The upper level is supported on cypress pine or ironbark stumps. The sub-floor is enclosed with walls of unlined corrugated iron. The floor is tongue and groove red cedar on lower and upper levels inside the building and concrete below the verandah overhangs outside.

The upper level has tongue and groove red cedar walls, ceiling and floor; the verandah is not tongue and groove. Studs are exposed on the exterior verandah and back walls. Studs are internal on the north and south sides of the building. The upper section of the house has a central living area, with four rooms at the rear of the building and two rooms on either side of the main living area. An additional room comes off the rear of the building and a stove alcove is on the northern side room.

Some of the original furnishings are still present in the house including Moffat's office desk and table, but most of the furnishings were removed by the Department of Mines in 1967/68.

Little remains of the once extensive landscaping apart from the established fig (Ficus sp.), red cedar (Toona ciliata), mangoes (Mangifera sp.), boab (Adansonia gregorii) and bunya pine (Araucaria bidwillii).

== Heritage listing ==
Loudoun House was listed on the Queensland Heritage Register on 21 October 1992 having satisfied the following criteria.

- The place is important in demonstrating the evolution or pattern of Queensland's history.

Loudoun House at Irvinebank was erected c. 1883–84 for mining entrepreneur John Moffat who dominated the mining industry of the Cairns hinterland for thirty years (1880s–1910s). The house is closely associated with the development of the mining industry (in particular tin and copper) in North Queensland.

The use of high blocks to create a second floor at ground level is regarded as an early use.

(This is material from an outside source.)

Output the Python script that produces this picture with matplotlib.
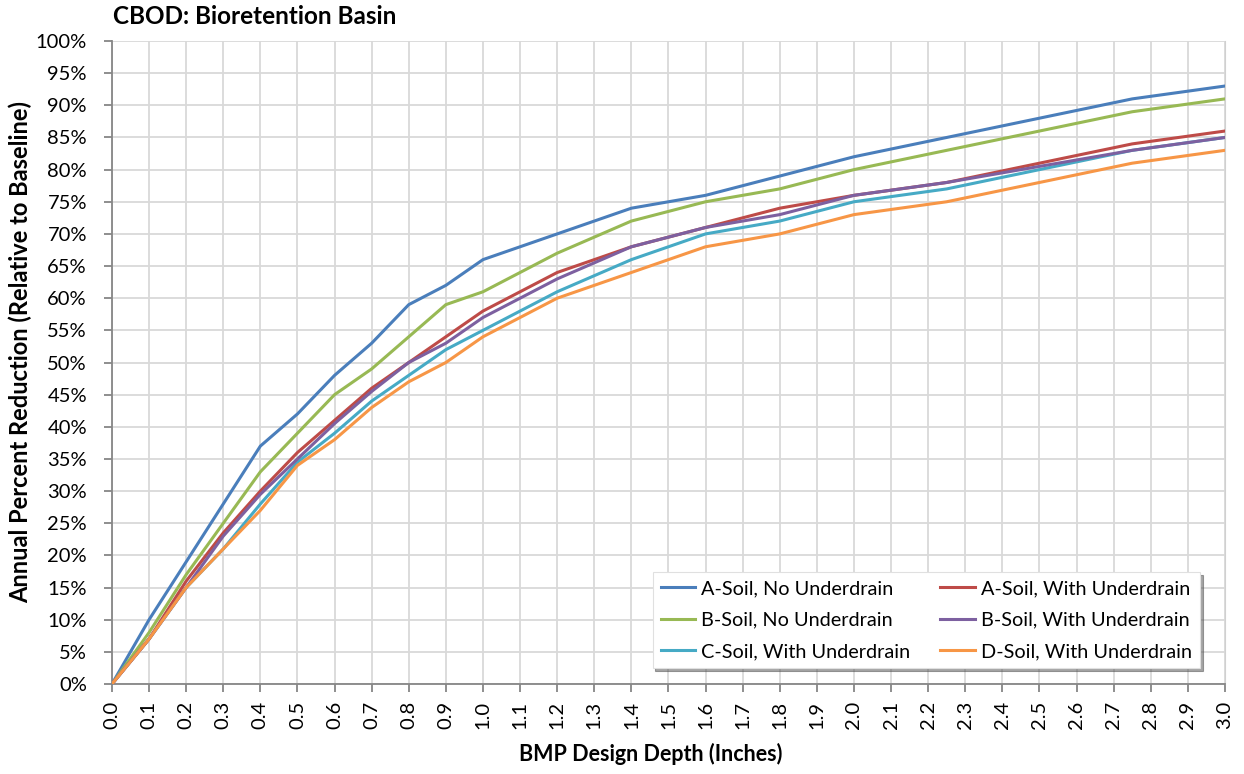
import numpy as np
import matplotlib.pyplot as plt
from matplotlib.ticker import MultipleLocator, FuncFormatter

plt.rcParams['font.family'] = ['Lato', 'DejaVu Sans']

# ---------- data ----------
depth = [0.0, 0.1, 0.2, 0.3, 0.4, 0.5, 0.6, 0.7, 0.8, 0.9, 1.0,
         1.2, 1.4, 1.6, 1.8, 2.0, 2.25, 2.5, 2.75, 3.0]

a_no_ud = [0, 10, 19, 28, 37, 42, 48, 53, 59, 62, 66, 70, 74, 76, 79, 82, 85, 88, 91, 93]
b_no_ud = [0, 8, 17, 25, 33, 39, 45, 49, 54, 59, 61, 67, 72, 75, 77, 80, 83, 86, 89, 91]
c_with_ud = [0, 7, 15, 21, 28, 34.5, 39, 44, 48, 52, 55, 61, 66, 70, 72, 75, 77, 80, 83, 85]
a_with_ud = [0, 7, 16, 23.5, 30, 36, 41, 46, 50, 54, 58, 64, 68, 71, 74, 76, 78, 81, 84, 86]
b_with_ud = [0, 7, 15, 23, 29.5, 35, 40.5, 45.5, 50, 53, 57, 63, 68, 71, 73, 76, 78, 80.5, 83, 85]
d_with_ud = [0, 7, 15, 21, 27, 34, 38, 43, 47, 50, 54, 60, 64, 68, 70, 73, 75, 78, 81, 83]

series = [
    ('A-Soil, No Underdrain', a_no_ud, '#4A7EBB'),
    ('B-Soil, No Underdrain', b_no_ud, '#98B954'),
    ('C-Soil, With Underdrain', c_with_ud, '#46AAC5'),
    ('A-Soil, With Underdrain', a_with_ud, '#BE4B48'),
    ('B-Soil, With Underdrain', b_with_ud, '#7D60A0'),
    ('D-Soil, With Underdrain', d_with_ud, '#F79646'),
]
# drawing order so lower lines sit on top like the original
draw_order = [0, 1, 3, 4, 2, 5]

# ---------- plot ----------
fig = plt.figure(figsize=(12.44, 7.74), dpi=100)
ax = fig.add_axes([0.0900, 0.1163, 0.8947, 0.8307])

lines = {}
for i in draw_order:
    name, vals, col = series[i]
    lines[i], = ax.plot(depth, vals, color=col, lw=2.2, label=name,
                        solid_joinstyle='round', zorder=3 + i * 0.01)

ax.set_xlim(0, 3.0)
ax.set_ylim(0, 100)
ax.xaxis.set_major_locator(MultipleLocator(0.1))
ax.yaxis.set_major_locator(MultipleLocator(5))
ax.xaxis.set_major_formatter(FuncFormatter(lambda v, p: f'{v:.1f}'))
ax.yaxis.set_major_formatter(FuncFormatter(lambda v, p: f'{v:.0f}%'))

ax.grid(True, color='#D9D9D9', lw=1.3, zorder=0)
ax.set_axisbelow(True)
ax.spines['top'].set_visible(False)
ax.spines['right'].set_color('#D0D0D0')
for s in ['left', 'bottom']:
    ax.spines[s].set_color('#868686')
    ax.spines[s].set_linewidth(1.3)

ax.tick_params(axis='both', direction='out', length=6, width=1.3,
               color='#868686', labelsize=14.5, labelcolor='black')
ax.tick_params(axis='x', labelrotation=90, pad=6)
ax.tick_params(axis='y', pad=12)

fig.text(651 / 1244, 1 - 754 / 774, 'BMP Design Depth (Inches)', fontsize=15.5,
         fontweight='bold', ha='center', va='center')
fig.text(20 / 1244, 1 - 352 / 774, 'Annual Percent Reduction (Relative to Baseline)',
         fontsize=17, fontweight='bold', ha='center', va='center', rotation=90)
fig.text(113 / 1244, 1 - 16 / 774, 'CBOD: Bioretention Basin', fontsize=17.5,
         fontweight='bold', ha='left', va='center')

handles = [lines[i] for i in range(6)]
leg = ax.legend(handles=handles, labels=[s[0] for s in series], ncol=2,
                loc='lower right', bbox_to_anchor=(0.9775, 0.025),
                fontsize=14.3, frameon=True, fancybox=False, shadow=True,
                handlelength=1.75, handletextpad=0.3, columnspacing=1.5,
                labelspacing=0.72, borderpad=0.4, borderaxespad=0)
leg.get_frame().set_edgecolor('#E0E0E0')
leg.get_frame().set_linewidth(0.8)
for h in leg.legend_handles:
    h.set_linewidth(2.2)

fig.savefig('out.png', dpi=100)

- The place has a special association with the life or work of a particular person, group or organisation of importance in Queensland's history.

Its siting in close proximity to both the Loudoun Mill and town of Irvinebank (including the offices of the Queensland National Bank) are regarded as symbolic of Moffat's "hands on" approach to his business activities including his relationship with employees and their families and in the case of the Queensland National Bank of its major role in Moffat's business affairs.